Problem to work on:
Pictures do not belong in your copy. Repeat all the other data exactly.

Data segment:
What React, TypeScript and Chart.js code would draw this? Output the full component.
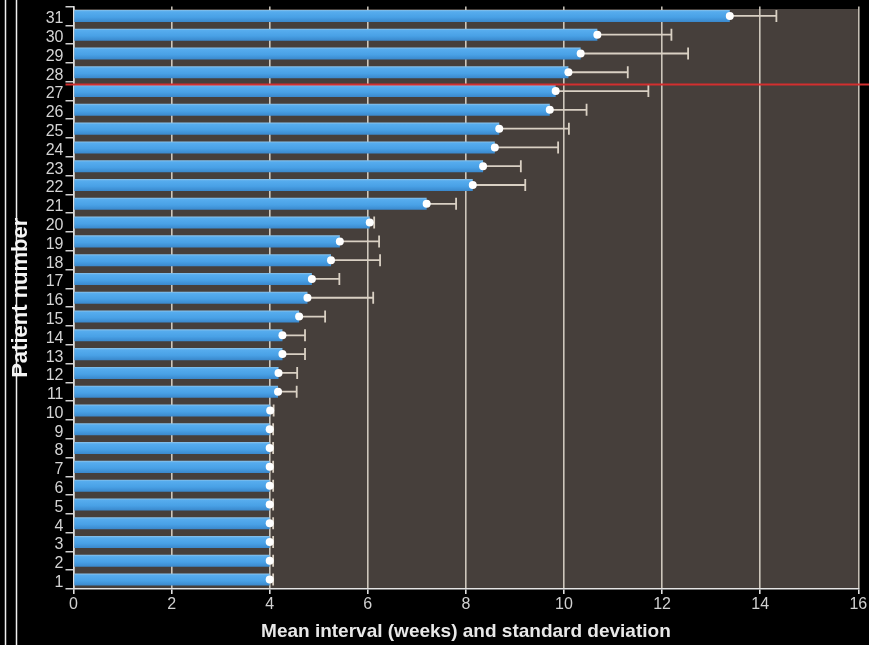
import { useEffect, useRef } from "react";
import { Chart, registerables } from "chart.js";

Chart.register(...registerables);

// Patient numbers, bottom (1) to top (31)
const patients = [
  "1", "2", "3", "4", "5", "6", "7", "8", "9", "10",
  "11", "12", "13", "14", "15", "16", "17", "18", "19", "20",
  "21", "22", "23", "24", "25", "26", "27", "28", "29", "30", "31",
];

// Mean interval between visits, in weeks
const meanWeeks = [
  4.0, 4.0, 4.0, 4.0, 4.0, 4.0, 4.0, 4.0, 4.0, 4.01,
  4.17, 4.18, 4.26, 4.26, 4.6, 4.77, 4.86, 5.25, 5.43, 6.04,
  7.2, 8.14, 8.35, 8.59, 8.68, 9.71, 9.83, 10.09, 10.34, 10.68, 13.38,
];

// Standard deviation of the interval, in weeks
const sdWeeks = [
  0.07, 0.07, 0.07, 0.07, 0.07, 0.07, 0.07, 0.07, 0.07, 0.07,
  0.38, 0.38, 0.46, 0.46, 0.53, 1.34, 0.56, 1.0, 0.8, 0.09,
  0.6, 1.07, 0.77, 1.29, 1.42, 0.75, 1.89, 1.21, 2.19, 1.51, 0.95,
];

const xMin = 0;
const xMax = 16;
const xStep = 2;

// Red separator sits between these two patient rows
const separatorUpper = "28";
const separatorLower = "27";
const separatorFraction = 0.65;

const CANVAS_W = 885;
const CANVAS_H = 645;

const decorPlugin = {
  id: "decor",
  beforeDraw(chart: any) {
    const { ctx, chartArea } = chart;
    ctx.save();
    ctx.fillStyle = "#000000";
    ctx.fillRect(0, 0, chart.width, chart.height);
    ctx.fillStyle = "#463f3b";
    ctx.fillRect(
      chartArea.left,
      chartArea.top + 2.5,
      chartArea.right - chartArea.left,
      chartArea.bottom - chartArea.top - 2.5
    );
    // frame lines along the left edge
    ctx.strokeStyle = "#f0f0f0";
    ctx.lineWidth = 1.5;
    ctx.beginPath();
    ctx.moveTo(5.5, 0);
    ctx.lineTo(5.5, chart.height);
    ctx.moveTo(16.5, 0);
    ctx.lineTo(16.5, chart.height);
    ctx.stroke();
    ctx.restore();
  },
  beforeDatasetsDraw(chart: any) {
    // one-sided error whiskers: mean -> mean + sd, with an end cap
    const { ctx } = chart;
    const xs = chart.scales.x;
    const ys = chart.scales.y;
    ctx.save();
    ctx.strokeStyle = "#d9d0c3";
    ctx.lineWidth = 1.8;
    for (let i = 0; i < meanWeeks.length; i++) {
      const y = ys.getPixelForValue(i);
      const x0 = xs.getPixelForValue(meanWeeks[i]);
      const x1 = xs.getPixelForValue(meanWeeks[i] + sdWeeks[i]);
      ctx.beginPath();
      ctx.moveTo(x0, y);
      ctx.lineTo(x1, y);
      ctx.moveTo(x1, y - 6);
      ctx.lineTo(x1, y + 6);
      ctx.stroke();
    }
    ctx.restore();
  },
  afterDraw(chart: any) {
    const { ctx, chartArea } = chart;
    const ys = chart.scales.y;
    const a = ys.getPixelForValue(patients.indexOf(separatorUpper));
    const b = ys.getPixelForValue(patients.indexOf(separatorLower));
    const y = a + (b - a) * separatorFraction;
    ctx.save();
    ctx.strokeStyle = "#d22f2f";
    ctx.lineWidth = 2;
    ctx.beginPath();
    ctx.moveTo(chartArea.left - 8, y);
    ctx.lineTo(chart.width, y);
    ctx.stroke();
    ctx.restore();
  },
};

function barFill(context: any) {
  const chart = context.chart;
  const ys = chart.scales && chart.scales.y;
  if (!chart.chartArea || !ys || context.type !== "data") return "#4aa3e8";
  const c = ys.getPixelForValue(context.dataIndex);
  const h = 12;
  const g = chart.ctx.createLinearGradient(0, c - h / 2, 0, c + h / 2);
  g.addColorStop(0, "#8cc3ea");
  g.addColorStop(0.15, "#56acee");
  g.addColorStop(0.6, "#49a1e6");
  g.addColorStop(1, "#3a88cc");
  return g;
}

export default function App() {
  const canvasRef = useRef<HTMLCanvasElement | null>(null);

  useEffect(() => {
    const canvas = canvasRef.current;
    if (!canvas) return;
    const chart = new Chart(canvas, {
      type: "bar",
      data: {
        labels: patients,
        datasets: [
          {
            type: "line",
            label: "mean",
            data: meanWeeks,
            showLine: false,
            pointRadius: 4,
            pointHoverRadius: 4,
            pointBackgroundColor: "#ffffff",
            pointBorderWidth: 0,
            order: 0,
          } as any,
          {
            type: "bar",
            label: "interval",
            data: meanWeeks,
            backgroundColor: barFill,
            borderWidth: 0,
            barPercentage: 0.64,
            categoryPercentage: 1,
            order: 1,
          },
        ],
      },
      options: {
        indexAxis: "y",
        responsive: false,
        animation: false,
        devicePixelRatio: 1,
        layout: { padding: { top: 6.5, right: 26.7, bottom: 0, left: 0 } },
        plugins: {
          legend: { display: false },
          tooltip: { enabled: false },
        },
        scales: {
          x: {
            type: "linear",
            min: xMin,
            max: xMax,
            z: 1,
            ticks: {
              stepSize: xStep,
              color: "#d0d0d0",
              font: { family: "Arial, 'Liberation Sans', sans-serif", size: 16 },
              padding: 1,
            },
            grid: {
              color: "rgba(240, 232, 220, 0.8)",
              lineWidth: 1.6,
              tickLength: 5,
              tickColor: "#e0e0e0",
            },
            border: { display: true, color: "#e4e4e4", width: 1.5 },
            title: {
              display: true,
              text: "Mean interval (weeks) and standard deviation",
              color: "#e8e8e8",
              font: { family: "Arial, 'Liberation Sans', sans-serif", size: 19, weight: "bold" },
              padding: { top: 0, bottom: 1.5 },
            },
            afterFit(scale: any) {
              scale.height = 56;
            },
          },
          y: {
            type: "category",
            reverse: true,
            offset: true,
            ticks: {
              color: "#d4d4d4",
              font: { family: "Arial, 'Liberation Sans', sans-serif", size: 16 },
              padding: 2,
              labelOffset: 3,
              autoSkip: false,
            },
            grid: {
              offset: true,
              drawOnChartArea: false,
              drawTicks: true,
              tickLength: 8,
              tickColor: "#d0d0d0",
              lineWidth: 1.5,
            },
            border: { display: true, color: "#e0e0e0", width: 1.5 },
            title: {
              display: true,
              text: "Patient number",
              color: "#f4f4f4",
              font: { family: "Arial, 'Liberation Sans', sans-serif", size: 22, weight: "bold" },
              padding: { top: 7.5, bottom: 0 },
            },
            afterFit(scale: any) {
              scale.width = 73.5;
              scale.paddingTop = 0;
              scale.paddingBottom = 0;
            },
          },
        },
      },
      plugins: [decorPlugin],
    });
    return () => chart.destroy();
  }, []);

  return (
    <div
      style={{
        position: "fixed",
        left: 0,
        top: 0,
        width: 869,
        height: 645,
        overflow: "hidden",
        background: "#000",
      }}
    >
      <canvas
        ref={canvasRef}
        width={CANVAS_W}
        height={CANVAS_H}
        style={{ display: "block", width: CANVAS_W, height: CANVAS_H }}
      />
    </div>
  );
}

Written reply:
What React, TypeScript and Chart.js code would draw this? Output the full component.
import { useEffect, useRef } from "react";
import { Chart, registerables } from "chart.js";

Chart.register(...registerables);

// Patient numbers, bottom (1) to top (31)
const patients = [
  "1", "2", "3", "4", "5", "6", "7", "8", "9", "10",
  "11", "12", "13", "14", "15", "16", "17", "18", "19", "20",
  "21", "22", "23", "24", "25", "26", "27", "28", "29", "30", "31",
];

// Mean interval between visits, in weeks
const meanWeeks = [
  4.0, 4.0, 4.0, 4.0, 4.0, 4.0, 4.0, 4.0, 4.0, 4.01,
  4.17, 4.18, 4.26, 4.26, 4.6, 4.77, 4.86, 5.25, 5.43, 6.04,
  7.2, 8.14, 8.35, 8.59, 8.68, 9.71, 9.83, 10.09, 10.34, 10.68, 13.38,
];

// Standard deviation of the interval, in weeks
const sdWeeks = [
  0.07, 0.07, 0.07, 0.07, 0.07, 0.07, 0.07, 0.07, 0.07, 0.07,
  0.38, 0.38, 0.46, 0.46, 0.53, 1.34, 0.56, 1.0, 0.8, 0.09,
  0.6, 1.07, 0.77, 1.29, 1.42, 0.75, 1.89, 1.21, 2.19, 1.51, 0.95,
];

const xMin = 0;
const xMax = 16;
const xStep = 2;

// Red separator sits between these two patient rows
const separatorUpper = "28";
const separatorLower = "27";
const separatorFraction = 0.65;

const CANVAS_W = 885;
const CANVAS_H = 645;

const decorPlugin = {
  id: "decor",
  beforeDraw(chart: any) {
    const { ctx, chartArea } = chart;
    ctx.save();
    ctx.fillStyle = "#000000";
    ctx.fillRect(0, 0, chart.width, chart.height);
    ctx.fillStyle = "#463f3b";
    ctx.fillRect(
      chartArea.left,
      chartArea.top + 2.5,
      chartArea.right - chartArea.left,
      chartArea.bottom - chartArea.top - 2.5
    );
    // frame lines along the left edge
    ctx.strokeStyle = "#f0f0f0";
    ctx.lineWidth = 1.5;
    ctx.beginPath();
    ctx.moveTo(5.5, 0);
    ctx.lineTo(5.5, chart.height);
    ctx.moveTo(16.5, 0);
    ctx.lineTo(16.5, chart.height);
    ctx.stroke();
    ctx.restore();
  },
  beforeDatasetsDraw(chart: any) {
    // one-sided error whiskers: mean -> mean + sd, with an end cap
    const { ctx } = chart;
    const xs = chart.scales.x;
    const ys = chart.scales.y;
    ctx.save();
    ctx.strokeStyle = "#d9d0c3";
    ctx.lineWidth = 1.8;
    for (let i = 0; i < meanWeeks.length; i++) {
      const y = ys.getPixelForValue(i);
      const x0 = xs.getPixelForValue(meanWeeks[i]);
      const x1 = xs.getPixelForValue(meanWeeks[i] + sdWeeks[i]);
      ctx.beginPath();
      ctx.moveTo(x0, y);
      ctx.lineTo(x1, y);
      ctx.moveTo(x1, y - 6);
      ctx.lineTo(x1, y + 6);
      ctx.stroke();
    }
    ctx.restore();
  },
  afterDraw(chart: any) {
    const { ctx, chartArea } = chart;
    const ys = chart.scales.y;
    const a = ys.getPixelForValue(patients.indexOf(separatorUpper));
    const b = ys.getPixelForValue(patients.indexOf(separatorLower));
    const y = a + (b - a) * separatorFraction;
    ctx.save();
    ctx.strokeStyle = "#d22f2f";
    ctx.lineWidth = 2;
    ctx.beginPath();
    ctx.moveTo(chartArea.left - 8, y);
    ctx.lineTo(chart.width, y);
    ctx.stroke();
    ctx.restore();
  },
};

function barFill(context: any) {
  const chart = context.chart;
  const ys = chart.scales && chart.scales.y;
  if (!chart.chartArea || !ys || context.type !== "data") return "#4aa3e8";
  const c = ys.getPixelForValue(context.dataIndex);
  const h = 12;
  const g = chart.ctx.createLinearGradient(0, c - h / 2, 0, c + h / 2);
  g.addColorStop(0, "#8cc3ea");
  g.addColorStop(0.15, "#56acee");
  g.addColorStop(0.6, "#49a1e6");
  g.addColorStop(1, "#3a88cc");
  return g;
}

export default function App() {
  const canvasRef = useRef<HTMLCanvasElement | null>(null);

  useEffect(() => {
    const canvas = canvasRef.current;
    if (!canvas) return;
    const chart = new Chart(canvas, {
      type: "bar",
      data: {
        labels: patients,
        datasets: [
          {
            type: "line",
            label: "mean",
            data: meanWeeks,
            showLine: false,
            pointRadius: 4,
            pointHoverRadius: 4,
            pointBackgroundColor: "#ffffff",
            pointBorderWidth: 0,
            order: 0,
          } as any,
          {
            type: "bar",
            label: "interval",
            data: meanWeeks,
            backgroundColor: barFill,
            borderWidth: 0,
            barPercentage: 0.64,
            categoryPercentage: 1,
            order: 1,
          },
        ],
      },
      options: {
        indexAxis: "y",
        responsive: false,
        animation: false,
        devicePixelRatio: 1,
        layout: { padding: { top: 6.5, right: 26.7, bottom: 0, left: 0 } },
        plugins: {
          legend: { display: false },
          tooltip: { enabled: false },
        },
        scales: {
          x: {
            type: "linear",
            min: xMin,
            max: xMax,
            z: 1,
            ticks: {
              stepSize: xStep,
              color: "#d0d0d0",
              font: { family: "Arial, 'Liberation Sans', sans-serif", size: 16 },
              padding: 1,
            },
            grid: {
              color: "rgba(240, 232, 220, 0.8)",
              lineWidth: 1.6,
              tickLength: 5,
              tickColor: "#e0e0e0",
            },
            border: { display: true, color: "#e4e4e4", width: 1.5 },
            title: {
              display: true,
              text: "Mean interval (weeks) and standard deviation",
              color: "#e8e8e8",
              font: { family: "Arial, 'Liberation Sans', sans-serif", size: 19, weight: "bold" },
              padding: { top: 0, bottom: 1.5 },
            },
            afterFit(scale: any) {
              scale.height = 56;
            },
          },
          y: {
            type: "category",
            reverse: true,
            offset: true,
            ticks: {
              color: "#d4d4d4",
              font: { family: "Arial, 'Liberation Sans', sans-serif", size: 16 },
              padding: 2,
              labelOffset: 3,
              autoSkip: false,
            },
            grid: {
              offset: true,
              drawOnChartArea: false,
              drawTicks: true,
              tickLength: 8,
              tickColor: "#d0d0d0",
              lineWidth: 1.5,
            },
            border: { display: true, color: "#e0e0e0", width: 1.5 },
            title: {
              display: true,
              text: "Patient number",
              color: "#f4f4f4",
              font: { family: "Arial, 'Liberation Sans', sans-serif", size: 22, weight: "bold" },
              padding: { top: 7.5, bottom: 0 },
            },
            afterFit(scale: any) {
              scale.width = 73.5;
              scale.paddingTop = 0;
              scale.paddingBottom = 0;
            },
          },
        },
      },
      plugins: [decorPlugin],
    });
    return () => chart.destroy();
  }, []);

  return (
    <div
      style={{
        position: "fixed",
        left: 0,
        top: 0,
        width: 869,
        height: 645,
        overflow: "hidden",
        background: "#000",
      }}
    >
      <canvas
        ref={canvasRef}
        width={CANVAS_W}
        height={CANVAS_H}
        style={{ display: "block", width: CANVAS_W, height: CANVAS_H }}
      />
    </div>
  );
}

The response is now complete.